A lot of “charisma” is just predictability plus warmth. Boring? Maybe. Effective? Extremely.
Learn to Handle Discomfort Without Dramatic Stories
Winning requires doing hard things while your brain complains loudly.
Most people lose because they turn discomfort into a story. “I’m not the kind of person who can do this.” “They probably don’t like me.” “I’m not ready yet.” “This is proof I should quit.” Those are usually emotions wearing a costume.
The better skill is simple: notice discomfort, don’t obey it immediately, and keep moving.
If a conversation feels awkward, stay in it for another minute. If you don’t feel motivated to work out, do the first ten minutes anyway. If you’re nervous before asking someone out, ask cleanly and without drama. Not because you’ll feel brave, but because action comes before confidence, not after it.
Example: a man wants to meet more women but hates the feeling of possible rejection. So he waits for a “better moment” that never comes. Another man feels the same discomfort and sends the message, makes the plan, or says hello anyway. One gets stuck thinking about his life. The other changes it.
You do not need to feel great to make a good move. You just need to make the move.
The Real Advantage Is Sticking Around
A lot of people start strong. Fewer people stay in the game.
That’s why persistence beats bursts of motivation.

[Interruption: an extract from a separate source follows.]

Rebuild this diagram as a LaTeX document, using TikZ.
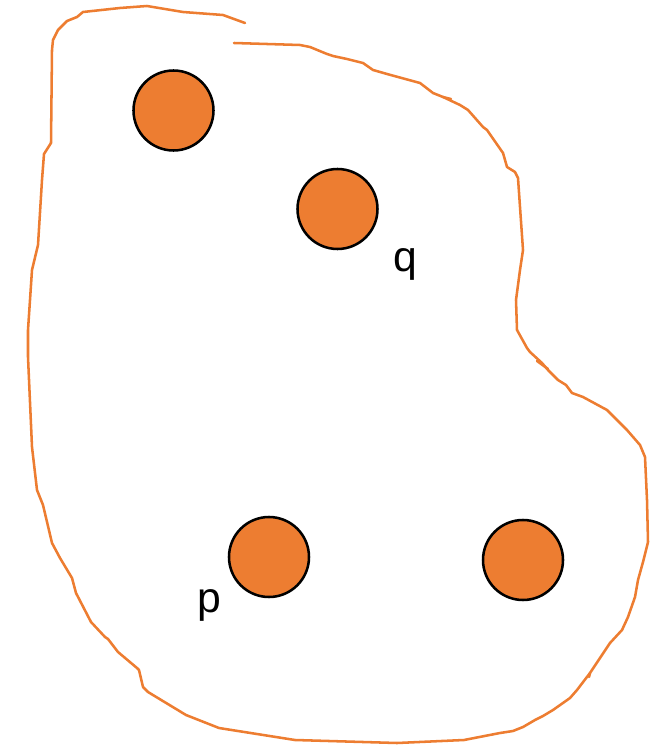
\documentclass[tikz,border=0pt]{standalone}
\usepackage{fontspec}
\setmainfont{Liberation Sans}
\begin{document}
\definecolor{blobline}{HTML}{ED7D31}
\definecolor{dotfill}{HTML}{ED7D31}
\begin{tikzpicture}[x=0.75pt,y=-0.75pt,
  outline/.style={draw=blobline,line width=1.9pt,line join=round,line cap=round},
  dot/.style={circle,draw=black,fill=dotfill,line width=1.9pt,minimum size=80*0.75pt,inner sep=0pt},
  lbl/.style={font=\fontsize{32}{38}\selectfont,inner sep=0pt,anchor=base}]
\useasboundingbox (0,0) rectangle (661,745);

% hand-drawn region boundary (open at the top)
\draw[outline] (245,23) -- (223,15) -- (183,12) -- (147,6) -- (120,8) -- (83,12)
  -- (77,17) -- (67,21) -- (58,30) -- (53,40) -- (52,50) -- (51,143) -- (44,154)
  -- (42,180) -- (38,245) -- (32,270) -- (28,330) -- (28,357) -- (32,447)
  -- (37,490) -- (43,505) -- (52,543) -- (60,558) -- (72,578) -- (76,593)
  -- (91,622) -- (105,637) -- (108,639) -- (118,652) -- (137,668) -- (139,670)
  -- (143,687) -- (148,692) -- (186,715) -- (219,728) -- (295,740) -- (397,743)
  -- (464,740) -- (500,733) -- (513,731) -- (523,727) -- (535,720) -- (543,716)
  -- (553,710) -- (570,698) -- (577,690) -- (590,673) -- (610,643) -- (622,630)
  -- (628,617) -- (635,597) -- (638,580) -- (643,562) -- (648,542) -- (647,500)
  -- (645,457) -- (640,445) -- (627,430) -- (607,410) -- (583,397) -- (572,393)
  -- (566,385) -- (558,380) -- (548,370) -- (542,363) -- (530,352) -- (527,348)
  -- (517,330) -- (516,300) -- (520,270) -- (523,250) -- (520,207) -- (518,178)
  -- (515,172) -- (507,167) -- (503,153) -- (487,130) -- (483,127) -- (468,110)
  -- (460,105) -- (443,97) -- (433,93) -- (420,83) -- (387,74) -- (373,70)
  -- (363,63) -- (347,59) -- (333,56) -- (327,54) -- (310,47) -- (300,45) -- (234,43);
% small pen strokes along the boundary
\draw[outline] (537,361) -- (548,369);
\draw[outline] (443,97) -- (451,99);
\draw[outline] (590,673) -- (589,677);

% points
\node[dot] (a) at (173.5,110.5) {};
\node[dot] (q) at (337.5,209) {};
\node[dot] (p) at (269,557) {};
\node[dot] (b) at (523,560) {};

% labels
\node[lbl] (ql) at (405,271) {q};
\node[lbl] (pl) at (209,612) {p};
\end{tikzpicture}
\end{document}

The man who works on himself for three years, with boring consistency, usually beats the one who tries to transform in three intense weeks and then vanishes. The same applies to dating, fitness, money, and skill.
This is the part nobody wants to hear because it’s not sexy. Winning often looks like repetition, patience, and unglamorous standards. You keep your word. You keep practicing. You keep showing up when the novelty wears off.
The upside is that most people quit way too early. That means ordinary consistency becomes a superpower.
You don’t need to be exceptional. You need to be harder to shake than everyone else.